À chegada, após caminharem durante dias, recebem, quando disponível, uma tenda, um cobertor e ração para 30 dias, fornecidos pelo Programa Alimentar Mundial e distribuídos pelo ACNUR em função do registo biométrico de cada família, constituída por farinha, feijão, sal e óleo.

E enquanto no interior dos dois centros apenas o riso das inalteradas brincadeiras de milhares de crianças dá um ar de normalidade, no exterior a realidade não é melhor. Por estes dias sem electricidade da rede no Dundo, o preço do combustível, que simplesmente não chega de Luanda aos três postos oficiais, também aumentou no mercado paralelo.

Chega a 225 kwanzas por litro de gasóleo, quando o preço tabelado e oficial no país é de 135 kwanzas.

"É o que a máquina diz, chefe", afirma, atarefado com os restantes clientes, um destes vendedores, de calculadora na mão. Acaba de atestar o depósito de um cliente e a conta chega quase aos 16.000 kwanzas.

Enquanto isso, no interior dos centros de Cacanda e Mussungue, percebe-se que os refugiados chegam sem os mesmos ferimentos e até mutilações da fase inicial, procurando agora segurança e alimento em Angola.

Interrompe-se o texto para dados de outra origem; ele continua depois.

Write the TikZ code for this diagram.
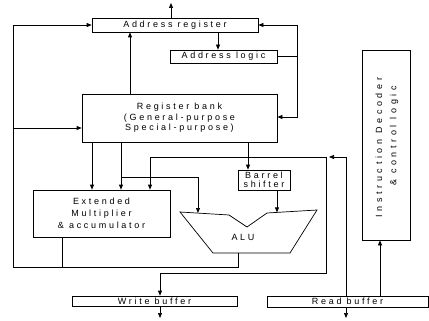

"Será bastante importante fazer toda a parte de tratamento psicológico. Viram coisas impensáveis para nós", reconhece João Sobral, do ACNUR.

Entre os dois centros e nos hospitais locais, apoiam esta operação quase 40 profissionais da organização Médicos Sem Fronteiras (MSF), realizando 300 consultas por dia.

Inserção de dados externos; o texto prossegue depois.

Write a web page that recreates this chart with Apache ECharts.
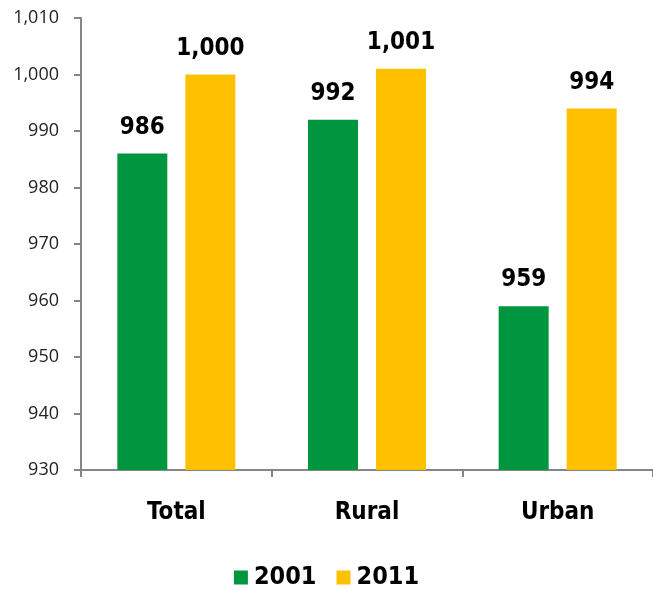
<!DOCTYPE html>
<html><head><meta charset="utf-8">
<script src="https://cdn.jsdelivr.net/npm/echarts@6/dist/echarts.min.js"></script>
<style>html,body{margin:0;padding:0;background:#fff}#c{width:653px;height:590px}</style>
</head><body><div id="c"></div>
<script>
var categories = ["Total", "Rural", "Urban"];
var values2001 = [986, 992, 959];
var values2011 = [1000, 1001, 994];
var seriesNames = ["2001", "2011"];
var narrow = '"Liberation Sans Narrow", "DejaVu Sans Condensed", "Arial Narrow", sans-serif';
var chart = echarts.init(document.getElementById('c'));
var lbl = {show: true, position: 'top', distance: 14, fontFamily: narrow, fontWeight: 'bold', fontSize: 24, color: '#000',
  formatter: function(p){ return p.value.toLocaleString('en-US'); }};
chart.setOption({
  animation: false,
  grid: {left: 81, right: 0, top: 18, bottom: 120, containLabel: false},
  legend: {top: 560, left: 'center', itemWidth: 14, itemHeight: 14, itemGap: 20,
    textStyle: {fontFamily: narrow, fontWeight: 'bold', fontSize: 25, color: '#000', padding: [0, 0, 0, 1]},
    icon: 'rect', data: seriesNames},
  xAxis: {type: 'category', data: categories,
    axisLine: {lineStyle: {color: '#868686', width: 2}},
    axisTick: {show: true, length: 7, lineStyle: {color: '#868686', width: 2}},
    axisLabel: {fontFamily: narrow, fontWeight: 'bold', fontSize: 24, color: '#000', margin: 31}},
  yAxis: {type: 'value', min: 930, max: 1010, interval: 10,
    splitLine: {show: false},
    axisLine: {show: true, lineStyle: {color: '#868686', width: 2}},
    axisTick: {show: true, length: 7, inside: false, lineStyle: {color: '#868686', width: 2}},
    axisLabel: {fontFamily: '"Open Sans", "Noto Sans", sans-serif', fontSize: 18, color: '#222', margin: 22,
      formatter: function(v){ return v.toLocaleString('en-US'); }}},
  series: [
    {name: seriesNames[0], type: 'bar', data: values2001, barWidth: 50, barGap: '36%', itemStyle: {color: '#00963F'}, label: lbl},
    {name: seriesNames[1], type: 'bar', data: values2011, barWidth: 50, itemStyle: {color: '#FFC000'}, label: lbl}
  ]
});
</script></body></html>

"Mais tem que ser feito por outras organizações competentes nos diversos domínios que estão no campo de refugiados e tem que ser feito rápido. Já estamos aqui há quase dois meses e as condições dadas aos refugiados ainda estão longe do óptimo e tem que se trabalhar muito mais, da parte de vários sectores", afirma, em declarações à Lusa o chefe da Missão da MSF em Angola.

João Martins diz que os dois centros “estão cheios" e que não conseguem garantir o requisito de 15 litros de água diários, para consumo por pessoa.

A recuperação psicológica de traumas como a decapitação generalizada a que assistiram estes refugiados na RDCongo, a situações de violações e abusos sexuais, além da subnutrição das crianças, preocupam a MSF nesta fase, além da qualidade da água e do saneamento.

"Está muito complicado, as pessoas chegam muito vulneráveis, tanto em termos de saúde física, mas em termos psicológicos também", conta.

Entre os mais de 30.000 refugiados oficialmente contabilizados, cerca de 12.000 são crianças, pelo que o Fundo das Nações Unidas para a Infância (UNICEF) levou para o campo o chamado "Espaço amigo das crianças".

Serve igualmente para despistar casos de subnutrição das crianças, um dos maiores problemas.

"É um espaço que acolhe diariamente perto de 200 crianças, de várias idades, onde lhes é prestada uma assistência do ponto de vista de actividade recreativas, lúdicas, educativas informais. E também mensagens sobre higiene, água e saneamento", explica Teófilo Kaingona, que coordena a equipa de resposta da UNICEF no Dundo.